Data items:
┏━━
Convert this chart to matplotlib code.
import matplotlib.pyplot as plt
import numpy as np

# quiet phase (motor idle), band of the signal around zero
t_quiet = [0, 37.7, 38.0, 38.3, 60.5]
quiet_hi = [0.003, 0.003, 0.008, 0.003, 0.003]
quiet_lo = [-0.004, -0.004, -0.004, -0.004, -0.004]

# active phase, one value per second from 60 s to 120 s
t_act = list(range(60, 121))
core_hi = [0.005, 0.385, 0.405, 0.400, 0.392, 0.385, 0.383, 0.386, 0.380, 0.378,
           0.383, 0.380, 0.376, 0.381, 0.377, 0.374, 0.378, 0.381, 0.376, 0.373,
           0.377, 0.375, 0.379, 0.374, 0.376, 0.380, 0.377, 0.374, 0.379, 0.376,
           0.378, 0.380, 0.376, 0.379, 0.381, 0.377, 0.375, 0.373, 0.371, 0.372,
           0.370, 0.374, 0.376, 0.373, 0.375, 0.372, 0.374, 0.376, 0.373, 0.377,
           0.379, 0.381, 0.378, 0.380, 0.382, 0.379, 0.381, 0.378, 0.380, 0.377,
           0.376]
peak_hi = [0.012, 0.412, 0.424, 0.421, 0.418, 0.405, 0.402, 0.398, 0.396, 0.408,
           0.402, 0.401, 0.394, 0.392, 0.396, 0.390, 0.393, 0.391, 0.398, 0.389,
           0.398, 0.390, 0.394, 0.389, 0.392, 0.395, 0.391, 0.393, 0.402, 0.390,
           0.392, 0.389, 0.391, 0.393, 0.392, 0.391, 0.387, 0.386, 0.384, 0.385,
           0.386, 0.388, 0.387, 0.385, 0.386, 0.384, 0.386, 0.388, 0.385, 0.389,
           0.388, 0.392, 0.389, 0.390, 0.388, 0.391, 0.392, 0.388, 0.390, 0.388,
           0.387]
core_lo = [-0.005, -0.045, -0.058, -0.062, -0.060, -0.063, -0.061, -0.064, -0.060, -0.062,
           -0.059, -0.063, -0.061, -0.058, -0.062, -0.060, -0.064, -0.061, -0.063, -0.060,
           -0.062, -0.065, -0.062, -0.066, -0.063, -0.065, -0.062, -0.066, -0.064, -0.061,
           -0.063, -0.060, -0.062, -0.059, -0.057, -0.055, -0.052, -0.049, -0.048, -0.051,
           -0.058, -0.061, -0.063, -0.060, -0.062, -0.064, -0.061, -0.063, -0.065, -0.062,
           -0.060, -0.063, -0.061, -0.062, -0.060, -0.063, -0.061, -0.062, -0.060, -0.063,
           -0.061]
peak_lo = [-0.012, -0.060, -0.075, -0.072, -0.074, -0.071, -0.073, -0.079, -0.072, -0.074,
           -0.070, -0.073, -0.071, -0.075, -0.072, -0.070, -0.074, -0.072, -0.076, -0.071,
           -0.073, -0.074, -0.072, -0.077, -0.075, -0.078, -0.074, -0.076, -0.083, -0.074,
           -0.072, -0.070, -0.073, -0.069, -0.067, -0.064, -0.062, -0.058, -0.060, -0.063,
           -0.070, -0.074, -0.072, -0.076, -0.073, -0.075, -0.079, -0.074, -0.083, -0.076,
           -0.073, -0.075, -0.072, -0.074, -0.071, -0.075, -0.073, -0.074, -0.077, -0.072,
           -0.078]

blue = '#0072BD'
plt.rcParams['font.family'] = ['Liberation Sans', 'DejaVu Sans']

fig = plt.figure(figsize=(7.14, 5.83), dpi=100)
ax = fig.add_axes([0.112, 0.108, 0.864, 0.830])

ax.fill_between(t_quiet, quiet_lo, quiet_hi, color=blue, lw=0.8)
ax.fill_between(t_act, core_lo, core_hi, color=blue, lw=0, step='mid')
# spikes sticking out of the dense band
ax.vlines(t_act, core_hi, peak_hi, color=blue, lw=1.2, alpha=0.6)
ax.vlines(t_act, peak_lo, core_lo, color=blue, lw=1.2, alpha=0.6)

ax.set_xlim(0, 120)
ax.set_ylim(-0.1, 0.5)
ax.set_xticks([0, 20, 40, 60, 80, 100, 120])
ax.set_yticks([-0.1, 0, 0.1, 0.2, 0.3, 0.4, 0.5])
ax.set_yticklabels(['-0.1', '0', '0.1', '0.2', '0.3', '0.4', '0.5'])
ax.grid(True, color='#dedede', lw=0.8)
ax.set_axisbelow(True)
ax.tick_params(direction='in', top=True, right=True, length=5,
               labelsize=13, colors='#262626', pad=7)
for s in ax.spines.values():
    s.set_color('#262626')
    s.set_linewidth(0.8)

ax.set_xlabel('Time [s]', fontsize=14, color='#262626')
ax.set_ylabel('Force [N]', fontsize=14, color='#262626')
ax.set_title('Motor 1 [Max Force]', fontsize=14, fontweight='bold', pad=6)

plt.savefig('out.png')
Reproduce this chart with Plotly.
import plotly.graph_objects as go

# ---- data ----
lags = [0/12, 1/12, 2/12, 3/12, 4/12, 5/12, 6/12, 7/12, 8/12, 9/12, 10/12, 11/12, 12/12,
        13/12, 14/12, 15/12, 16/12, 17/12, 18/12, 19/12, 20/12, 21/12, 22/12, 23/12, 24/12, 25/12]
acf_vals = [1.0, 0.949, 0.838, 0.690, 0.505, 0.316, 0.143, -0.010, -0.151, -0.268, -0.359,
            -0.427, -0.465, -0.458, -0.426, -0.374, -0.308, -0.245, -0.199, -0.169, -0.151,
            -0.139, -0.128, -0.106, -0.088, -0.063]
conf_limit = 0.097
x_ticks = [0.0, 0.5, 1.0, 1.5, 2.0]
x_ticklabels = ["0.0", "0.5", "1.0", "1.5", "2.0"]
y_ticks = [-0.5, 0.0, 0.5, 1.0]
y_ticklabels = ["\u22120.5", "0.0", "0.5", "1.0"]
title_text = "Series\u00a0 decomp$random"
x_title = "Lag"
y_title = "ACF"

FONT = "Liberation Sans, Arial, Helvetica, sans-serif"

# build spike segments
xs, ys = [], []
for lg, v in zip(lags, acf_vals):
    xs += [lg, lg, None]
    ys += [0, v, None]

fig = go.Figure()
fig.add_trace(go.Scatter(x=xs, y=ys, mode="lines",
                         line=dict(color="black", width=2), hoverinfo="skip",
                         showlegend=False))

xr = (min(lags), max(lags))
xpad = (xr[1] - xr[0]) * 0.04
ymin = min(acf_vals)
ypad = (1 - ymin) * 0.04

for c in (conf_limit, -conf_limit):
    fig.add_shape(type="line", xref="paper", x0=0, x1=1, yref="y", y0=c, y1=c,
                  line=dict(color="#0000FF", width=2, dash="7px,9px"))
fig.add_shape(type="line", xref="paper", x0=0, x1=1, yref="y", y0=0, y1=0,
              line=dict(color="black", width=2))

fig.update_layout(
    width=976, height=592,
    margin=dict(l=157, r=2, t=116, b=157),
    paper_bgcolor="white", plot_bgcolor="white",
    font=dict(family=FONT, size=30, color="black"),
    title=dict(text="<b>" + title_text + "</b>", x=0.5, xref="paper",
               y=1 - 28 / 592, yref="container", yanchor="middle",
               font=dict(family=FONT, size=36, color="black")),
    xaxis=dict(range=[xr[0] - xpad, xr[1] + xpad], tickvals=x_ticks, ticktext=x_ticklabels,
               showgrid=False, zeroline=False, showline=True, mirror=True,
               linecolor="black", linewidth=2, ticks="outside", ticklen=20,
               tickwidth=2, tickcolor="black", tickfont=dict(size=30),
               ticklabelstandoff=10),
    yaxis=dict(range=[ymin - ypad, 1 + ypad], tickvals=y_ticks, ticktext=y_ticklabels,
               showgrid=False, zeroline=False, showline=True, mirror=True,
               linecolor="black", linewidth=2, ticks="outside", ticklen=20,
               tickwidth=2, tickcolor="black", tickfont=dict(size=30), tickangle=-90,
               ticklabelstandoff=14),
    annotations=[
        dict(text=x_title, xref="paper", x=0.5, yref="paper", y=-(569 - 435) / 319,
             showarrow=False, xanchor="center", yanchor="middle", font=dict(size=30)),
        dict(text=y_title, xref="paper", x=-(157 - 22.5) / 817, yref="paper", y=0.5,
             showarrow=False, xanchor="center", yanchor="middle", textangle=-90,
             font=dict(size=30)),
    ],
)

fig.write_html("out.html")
┗━━
Extract, please, the lines from the start of the entries above through the one with "quiet_lo = [-0.004, -0.004, -0.004, -0.004, -0.004]", both included, reproducing each exactly and adding nothing.

Convert this chart to matplotlib code.
import matplotlib.pyplot as plt
import numpy as np

# quiet phase (motor idle), band of the signal around zero
t_quiet = [0, 37.7, 38.0, 38.3, 60.5]
quiet_hi = [0.003, 0.003, 0.008, 0.003, 0.003]
quiet_lo = [-0.004, -0.004, -0.004, -0.004, -0.004]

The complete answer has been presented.